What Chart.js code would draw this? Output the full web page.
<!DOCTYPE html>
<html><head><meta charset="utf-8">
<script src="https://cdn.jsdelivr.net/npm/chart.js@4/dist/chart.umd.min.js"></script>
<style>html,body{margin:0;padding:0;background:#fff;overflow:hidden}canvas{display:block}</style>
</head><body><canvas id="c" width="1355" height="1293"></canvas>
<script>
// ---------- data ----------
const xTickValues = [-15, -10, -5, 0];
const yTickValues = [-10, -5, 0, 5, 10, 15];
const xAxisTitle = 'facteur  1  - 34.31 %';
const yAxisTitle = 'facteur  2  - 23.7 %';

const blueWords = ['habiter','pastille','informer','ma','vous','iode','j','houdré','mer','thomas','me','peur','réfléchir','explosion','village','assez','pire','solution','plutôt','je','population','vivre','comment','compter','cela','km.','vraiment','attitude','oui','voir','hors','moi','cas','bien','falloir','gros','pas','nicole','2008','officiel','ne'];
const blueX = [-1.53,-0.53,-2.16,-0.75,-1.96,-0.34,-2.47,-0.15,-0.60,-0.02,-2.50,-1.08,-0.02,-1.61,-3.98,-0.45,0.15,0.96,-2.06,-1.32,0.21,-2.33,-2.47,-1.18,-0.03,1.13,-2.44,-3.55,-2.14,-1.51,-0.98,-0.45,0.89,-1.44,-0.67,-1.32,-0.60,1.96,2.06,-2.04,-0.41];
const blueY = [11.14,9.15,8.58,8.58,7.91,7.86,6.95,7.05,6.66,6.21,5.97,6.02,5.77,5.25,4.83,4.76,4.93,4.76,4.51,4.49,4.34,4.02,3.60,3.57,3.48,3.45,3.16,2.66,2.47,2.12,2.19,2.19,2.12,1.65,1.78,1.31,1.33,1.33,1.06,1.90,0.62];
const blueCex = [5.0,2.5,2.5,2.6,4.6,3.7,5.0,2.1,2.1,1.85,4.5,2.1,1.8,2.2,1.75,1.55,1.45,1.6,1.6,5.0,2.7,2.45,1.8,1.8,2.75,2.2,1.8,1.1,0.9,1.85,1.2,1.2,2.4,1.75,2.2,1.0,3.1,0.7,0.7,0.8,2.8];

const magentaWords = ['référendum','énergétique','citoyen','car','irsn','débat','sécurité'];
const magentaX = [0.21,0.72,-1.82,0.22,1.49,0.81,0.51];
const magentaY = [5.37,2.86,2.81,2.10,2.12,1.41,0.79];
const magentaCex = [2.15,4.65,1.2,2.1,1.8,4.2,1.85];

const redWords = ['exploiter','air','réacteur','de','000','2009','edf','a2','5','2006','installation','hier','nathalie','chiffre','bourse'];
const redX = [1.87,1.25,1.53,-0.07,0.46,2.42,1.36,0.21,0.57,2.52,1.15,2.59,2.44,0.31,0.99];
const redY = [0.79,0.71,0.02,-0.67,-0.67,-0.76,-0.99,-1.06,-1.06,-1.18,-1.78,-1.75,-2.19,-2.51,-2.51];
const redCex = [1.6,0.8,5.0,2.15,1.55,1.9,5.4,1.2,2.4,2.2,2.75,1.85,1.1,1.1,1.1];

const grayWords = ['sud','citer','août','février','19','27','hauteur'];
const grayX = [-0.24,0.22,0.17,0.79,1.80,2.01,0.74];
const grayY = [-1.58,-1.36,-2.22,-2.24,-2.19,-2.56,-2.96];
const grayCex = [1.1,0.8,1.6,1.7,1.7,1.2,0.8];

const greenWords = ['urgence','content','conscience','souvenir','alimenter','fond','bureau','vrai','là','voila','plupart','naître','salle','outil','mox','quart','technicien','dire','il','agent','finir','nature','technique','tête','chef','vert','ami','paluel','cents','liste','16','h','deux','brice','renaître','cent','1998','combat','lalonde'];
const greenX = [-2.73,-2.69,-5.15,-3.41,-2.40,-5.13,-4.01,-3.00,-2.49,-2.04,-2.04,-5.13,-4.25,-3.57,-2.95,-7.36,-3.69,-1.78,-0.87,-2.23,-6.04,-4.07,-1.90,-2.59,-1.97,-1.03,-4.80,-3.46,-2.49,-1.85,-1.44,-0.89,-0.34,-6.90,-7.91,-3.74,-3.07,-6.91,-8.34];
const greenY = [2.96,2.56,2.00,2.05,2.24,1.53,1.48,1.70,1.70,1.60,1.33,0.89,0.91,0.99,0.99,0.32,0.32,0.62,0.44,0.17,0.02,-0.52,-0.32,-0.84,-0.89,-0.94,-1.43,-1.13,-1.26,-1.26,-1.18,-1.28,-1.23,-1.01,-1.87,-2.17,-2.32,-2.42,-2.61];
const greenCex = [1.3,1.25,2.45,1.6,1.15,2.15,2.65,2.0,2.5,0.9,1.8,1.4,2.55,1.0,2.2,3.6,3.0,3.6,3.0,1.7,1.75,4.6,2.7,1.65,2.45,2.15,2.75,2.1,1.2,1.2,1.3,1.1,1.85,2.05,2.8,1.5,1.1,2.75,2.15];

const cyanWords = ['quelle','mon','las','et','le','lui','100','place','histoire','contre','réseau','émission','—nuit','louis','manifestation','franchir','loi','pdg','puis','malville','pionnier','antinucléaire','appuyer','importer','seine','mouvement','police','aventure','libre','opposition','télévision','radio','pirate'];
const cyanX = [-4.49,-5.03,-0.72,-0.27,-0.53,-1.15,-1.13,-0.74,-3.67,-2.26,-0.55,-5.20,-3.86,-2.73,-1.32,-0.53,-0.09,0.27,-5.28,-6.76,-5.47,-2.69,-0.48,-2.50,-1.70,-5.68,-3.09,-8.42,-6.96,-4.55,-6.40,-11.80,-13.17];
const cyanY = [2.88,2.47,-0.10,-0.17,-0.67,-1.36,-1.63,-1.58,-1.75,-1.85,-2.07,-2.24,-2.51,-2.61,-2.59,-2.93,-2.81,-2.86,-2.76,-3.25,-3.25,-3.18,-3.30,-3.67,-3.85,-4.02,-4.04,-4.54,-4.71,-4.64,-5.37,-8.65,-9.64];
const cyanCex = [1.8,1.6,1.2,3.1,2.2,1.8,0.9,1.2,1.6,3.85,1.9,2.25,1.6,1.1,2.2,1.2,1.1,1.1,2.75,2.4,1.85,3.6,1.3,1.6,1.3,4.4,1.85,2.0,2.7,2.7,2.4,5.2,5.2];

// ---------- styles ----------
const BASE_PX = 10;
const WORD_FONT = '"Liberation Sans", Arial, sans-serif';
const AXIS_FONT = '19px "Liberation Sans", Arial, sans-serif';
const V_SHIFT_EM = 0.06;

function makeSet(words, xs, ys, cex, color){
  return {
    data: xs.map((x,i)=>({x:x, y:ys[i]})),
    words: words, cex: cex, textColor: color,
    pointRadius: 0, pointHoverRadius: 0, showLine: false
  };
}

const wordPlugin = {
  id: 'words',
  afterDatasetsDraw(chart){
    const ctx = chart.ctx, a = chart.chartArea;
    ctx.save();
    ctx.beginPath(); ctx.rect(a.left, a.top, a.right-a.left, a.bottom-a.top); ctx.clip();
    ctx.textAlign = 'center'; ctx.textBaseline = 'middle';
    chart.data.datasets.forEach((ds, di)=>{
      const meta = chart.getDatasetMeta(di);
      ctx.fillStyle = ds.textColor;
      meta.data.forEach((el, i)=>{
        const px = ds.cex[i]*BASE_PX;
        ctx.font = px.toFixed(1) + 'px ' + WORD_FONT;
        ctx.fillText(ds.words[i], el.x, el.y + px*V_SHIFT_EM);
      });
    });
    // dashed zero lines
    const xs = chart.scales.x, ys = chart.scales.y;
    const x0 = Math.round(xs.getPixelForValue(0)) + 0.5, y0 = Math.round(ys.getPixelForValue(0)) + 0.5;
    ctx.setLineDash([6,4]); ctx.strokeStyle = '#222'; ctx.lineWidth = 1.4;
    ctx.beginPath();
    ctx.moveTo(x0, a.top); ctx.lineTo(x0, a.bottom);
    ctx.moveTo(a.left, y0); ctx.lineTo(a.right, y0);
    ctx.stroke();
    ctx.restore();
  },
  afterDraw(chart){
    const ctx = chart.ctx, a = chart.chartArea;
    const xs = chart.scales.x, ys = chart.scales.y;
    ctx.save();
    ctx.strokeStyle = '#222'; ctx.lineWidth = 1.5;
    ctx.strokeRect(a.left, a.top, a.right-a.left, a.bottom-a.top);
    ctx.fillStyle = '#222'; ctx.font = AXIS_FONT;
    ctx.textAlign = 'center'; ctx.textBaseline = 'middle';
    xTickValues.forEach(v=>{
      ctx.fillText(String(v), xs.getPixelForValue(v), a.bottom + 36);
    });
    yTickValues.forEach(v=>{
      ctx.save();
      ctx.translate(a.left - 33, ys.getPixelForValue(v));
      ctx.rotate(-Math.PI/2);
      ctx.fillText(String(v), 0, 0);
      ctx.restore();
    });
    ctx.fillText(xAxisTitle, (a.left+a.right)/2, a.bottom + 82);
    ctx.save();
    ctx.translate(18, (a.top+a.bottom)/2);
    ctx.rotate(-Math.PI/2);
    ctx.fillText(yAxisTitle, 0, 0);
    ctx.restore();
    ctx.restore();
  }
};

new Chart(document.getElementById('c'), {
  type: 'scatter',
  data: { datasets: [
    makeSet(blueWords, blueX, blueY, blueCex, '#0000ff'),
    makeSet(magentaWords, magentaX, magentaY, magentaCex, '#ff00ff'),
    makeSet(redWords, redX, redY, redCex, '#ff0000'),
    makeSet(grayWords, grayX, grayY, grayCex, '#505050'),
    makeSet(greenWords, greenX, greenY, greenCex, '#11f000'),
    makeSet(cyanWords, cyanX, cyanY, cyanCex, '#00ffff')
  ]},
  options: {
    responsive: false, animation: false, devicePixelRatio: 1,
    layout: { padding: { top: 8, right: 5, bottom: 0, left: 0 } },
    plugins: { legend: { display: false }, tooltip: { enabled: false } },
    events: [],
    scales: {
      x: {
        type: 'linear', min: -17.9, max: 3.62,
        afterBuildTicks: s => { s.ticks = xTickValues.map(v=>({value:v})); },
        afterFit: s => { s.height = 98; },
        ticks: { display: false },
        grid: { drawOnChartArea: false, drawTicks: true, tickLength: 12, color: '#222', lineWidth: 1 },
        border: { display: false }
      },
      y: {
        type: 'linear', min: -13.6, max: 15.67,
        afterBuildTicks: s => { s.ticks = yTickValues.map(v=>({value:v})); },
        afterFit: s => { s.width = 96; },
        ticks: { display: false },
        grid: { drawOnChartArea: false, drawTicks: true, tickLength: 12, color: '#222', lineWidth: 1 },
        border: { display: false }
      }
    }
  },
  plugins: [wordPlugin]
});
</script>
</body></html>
* * *
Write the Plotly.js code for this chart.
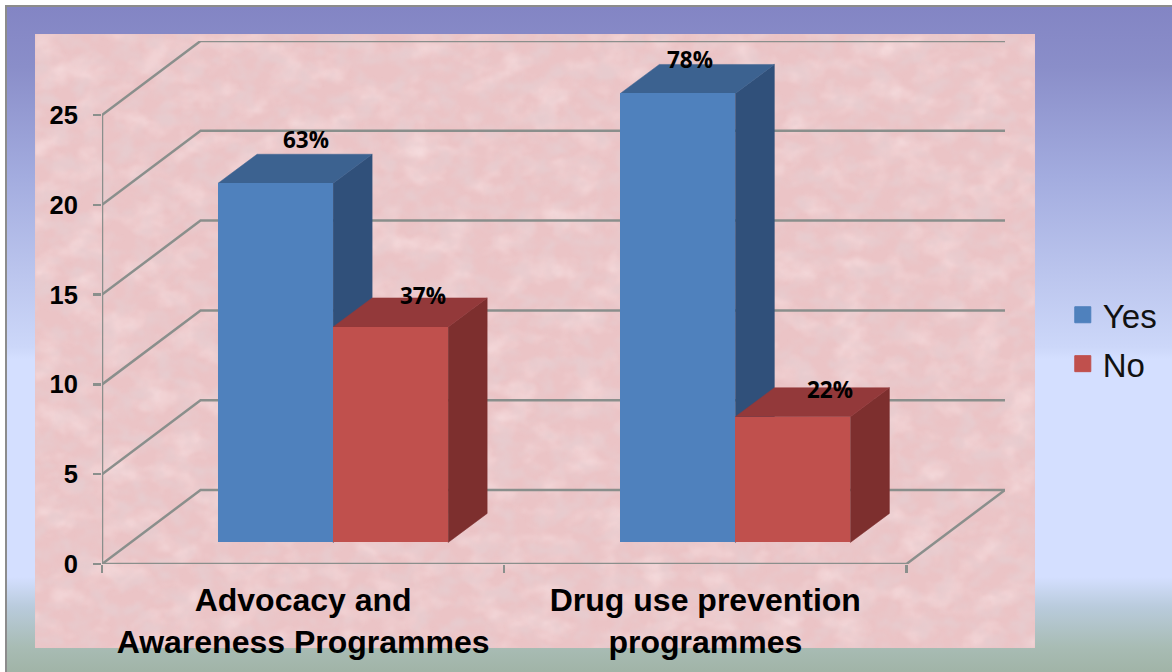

Exercise brief: Exactly as written, return the lines from the line containing "What Chart.js code" through the line containing "const magentaCex = [2.15,4.65,1.2,2.1,1.8,4.2,1.85];", both included.

Response to this task:
What Chart.js code would draw this? Output the full web page.
<!DOCTYPE html>
<html><head><meta charset="utf-8">
<script src="https://cdn.jsdelivr.net/npm/chart.js@4/dist/chart.umd.min.js"></script>
<style>html,body{margin:0;padding:0;background:#fff;overflow:hidden}canvas{display:block}</style>
</head><body><canvas id="c" width="1355" height="1293"></canvas>
<script>
// ---------- data ----------
const xTickValues = [-15, -10, -5, 0];
const yTickValues = [-10, -5, 0, 5, 10, 15];
const xAxisTitle = 'facteur  1  - 34.31 %';
const yAxisTitle = 'facteur  2  - 23.7 %';

const blueWords = ['habiter','pastille','informer','ma','vous','iode','j','houdré','mer','thomas','me','peur','réfléchir','explosion','village','assez','pire','solution','plutôt','je','population','vivre','comment','compter','cela','km.','vraiment','attitude','oui','voir','hors','moi','cas','bien','falloir','gros','pas','nicole','2008','officiel','ne'];
const blueX = [-1.53,-0.53,-2.16,-0.75,-1.96,-0.34,-2.47,-0.15,-0.60,-0.02,-2.50,-1.08,-0.02,-1.61,-3.98,-0.45,0.15,0.96,-2.06,-1.32,0.21,-2.33,-2.47,-1.18,-0.03,1.13,-2.44,-3.55,-2.14,-1.51,-0.98,-0.45,0.89,-1.44,-0.67,-1.32,-0.60,1.96,2.06,-2.04,-0.41];
const blueY = [11.14,9.15,8.58,8.58,7.91,7.86,6.95,7.05,6.66,6.21,5.97,6.02,5.77,5.25,4.83,4.76,4.93,4.76,4.51,4.49,4.34,4.02,3.60,3.57,3.48,3.45,3.16,2.66,2.47,2.12,2.19,2.19,2.12,1.65,1.78,1.31,1.33,1.33,1.06,1.90,0.62];
const blueCex = [5.0,2.5,2.5,2.6,4.6,3.7,5.0,2.1,2.1,1.85,4.5,2.1,1.8,2.2,1.75,1.55,1.45,1.6,1.6,5.0,2.7,2.45,1.8,1.8,2.75,2.2,1.8,1.1,0.9,1.85,1.2,1.2,2.4,1.75,2.2,1.0,3.1,0.7,0.7,0.8,2.8];

const magentaWords = ['référendum','énergétique','citoyen','car','irsn','débat','sécurité'];
const magentaX = [0.21,0.72,-1.82,0.22,1.49,0.81,0.51];
const magentaY = [5.37,2.86,2.81,2.10,2.12,1.41,0.79];
const magentaCex = [2.15,4.65,1.2,2.1,1.8,4.2,1.85];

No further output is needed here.